Nous sommes à l’origine d’un projet majeur sur le point d’être présenté au public. L’expérience "Un soir avec les impressionnistes Paris 1874", coproduite avec le studio Emissive et le musée d’Orsay, sera déployée dans la galerie Hamon à Orsay du 26 mars au 11 août 2024. Elle permettra aux visiteurs de découvrir pour la toute première fois la première exposition impressionniste de 1874, boulevard des Capucines, dans l’atelier du célèbre photographe Nadar. Au même titre que pour Gaudí, les équipes de GEDEON Experiences ont fait un gigantesque travail de recherche pendant deux ans, puis un travail de reconstitution en 3D pour permettre de recréer ce moment très important dans l’histoire de l’art. Jusqu’alors, personne ne savait précisément à quoi ressemblait cette première exposition. En analysant de nombreux documents, comme les correspondances entre les peintres, les plans cadastraux de l’époque, les articles de journaux, nous avons été en mesure de recréer l’atelier et la façade du bâtiment en images de synthèse, le boulevard des Capucines de 1874, reproduire l’accrochage des peintures au plus proche de la réalité historique. Nous avons approché les équipes du musée d’Orsay avec ce travail inédit, et c’est à cet instant que le projet global a été décidé.

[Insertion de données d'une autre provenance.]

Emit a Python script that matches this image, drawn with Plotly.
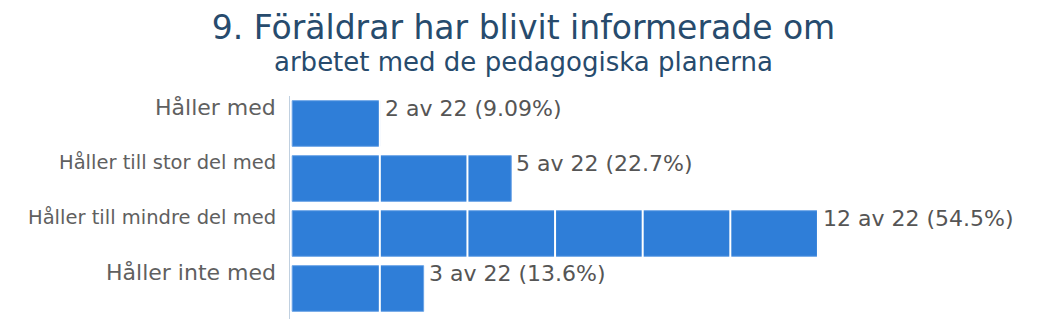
import plotly.graph_objects as go

categories = ["Håller med", "Håller till stor del med", "Håller till mindre del med", "Håller inte med"]
counts = [2, 5, 12, 3]
total = 22
percent_labels = ["9.09%", "22.7%", "54.5%", "13.6%"]
label_sizes = [22, 19.5, 19.5, 22]
grid_ticks = [2, 4, 6, 8, 10, 12, 14, 16]

FONT = "DejaVu Sans"
W, H = 1047, 321
L, R, T, B = 290, 10, 96, 2

fig = go.Figure()
fig.add_trace(go.Bar(
    x=counts, y=categories, orientation="h",
    marker=dict(color="#2f7ed8", line=dict(color="#6aa3e6", width=1)),
    hoverinfo="skip",
))

annotations = []
for c, v, p in zip(categories, counts, percent_labels):
    annotations.append(dict(
        x=v, y=c, xref="x", yref="y", text=f"{v} av {total} ({p})",
        showarrow=False, xanchor="left", yanchor="middle", xshift=3, yshift=15,
        font=dict(family=FONT, size=22, color="#555555"),
    ))
for c, s in zip(categories, label_sizes):
    annotations.append(dict(
        x=0, y=c, xref="paper", yref="y", text=c, showarrow=False,
        xanchor="right", yanchor="middle", xshift=-12, yshift=16,
        font=dict(family=FONT, size=s, color="#606060"),
    ))
annotations.append(dict(
    x=(W / 2 - L) / (W - L - R), y=1, xref="paper", yref="paper", yshift=34,
    text="arbetet med de pedagogiska planerna",
    showarrow=False, xanchor="center", yanchor="middle",
    font=dict(family=FONT, size=26, color="#274b6d"),
))

shapes = [dict(type="line", xref="x", yref="paper", x0=g, x1=g, y0=0, y1=1,
               line=dict(color="white", width=2), layer="above") for g in grid_ticks]

fig.update_layout(
    width=W, height=H,
    margin=dict(l=L, r=R, t=T, b=B),
    paper_bgcolor="white", plot_bgcolor="white",
    title=dict(text="9. Föräldrar har blivit informerade om", x=0.5, xanchor="center",
               xref="container", y=1 - 27 / H, yanchor="middle", yref="container",
               font=dict(family=FONT, size=33, color="#274b6d")),
    showlegend=False,
    bargap=0.17,
    xaxis=dict(range=[-0.05, 17], showgrid=False, zeroline=False, showticklabels=False,
               showline=False, ticks=""),
    yaxis=dict(autorange="reversed", showticklabels=False, showgrid=False, zeroline=False,
               showline=True, linecolor="#c0d0e0", linewidth=1, ticks=""),
    annotations=annotations,
    shapes=shapes,
)

fig.write_html("out.html")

Le musée d’Orsay consacrera 700m2 à cette expérience, complémentaire à l’exposition Paris 1874, inventer l'impressionnisme, qui célébrera les 150 ans de la naissance du mouvement et réunira quelques 130 œuvres. 100 visiteurs pourront vivre cette expérience VR grand format de manière simultanée, précédée d’un pre-show et suivi d’un post-show sous forme de vidéo mapping. L’exposition se déplacera ensuite à l’international.
--> Pour en savoir plus
ENG : https://www.musee-orsay.fr/en/whats-on/exhibitions/tonight-impressionists-paris-1874
GEDEON Programmes produit également un film documentaire, "1874, la naissance de l’impressionnisme". Pour la toute première fois, le public pourra découvrir avec ce film ce moment clé jusqu’alors dénué de représentation visuelle, découvrir les jeunes peintres impressionnistes, leurs influences, leurs méthodes de travail, les régions qui les ont inspirés. Avec ce film, en parallèle de l’expérience immersive VR, nous souhaitons créer une expérience multicanale, à 360° ! Nous avons collaboré avec les commissaires d’Orsay qui valident scientifiquement la véracité historique de l’ensemble de cette production documentaire et immersive.
Nous travaillons également sur la découverte des jardins disparus du Château de Versailles, de la grotte de Téthys au Labyrinthe, en passant par la Ménagerie Royale, qui sera présentée en juin 2024 et contée par le jeune Louis XIV. Une expérience coproduite avec Small Studio, en partenariat avec le Château de Versailles.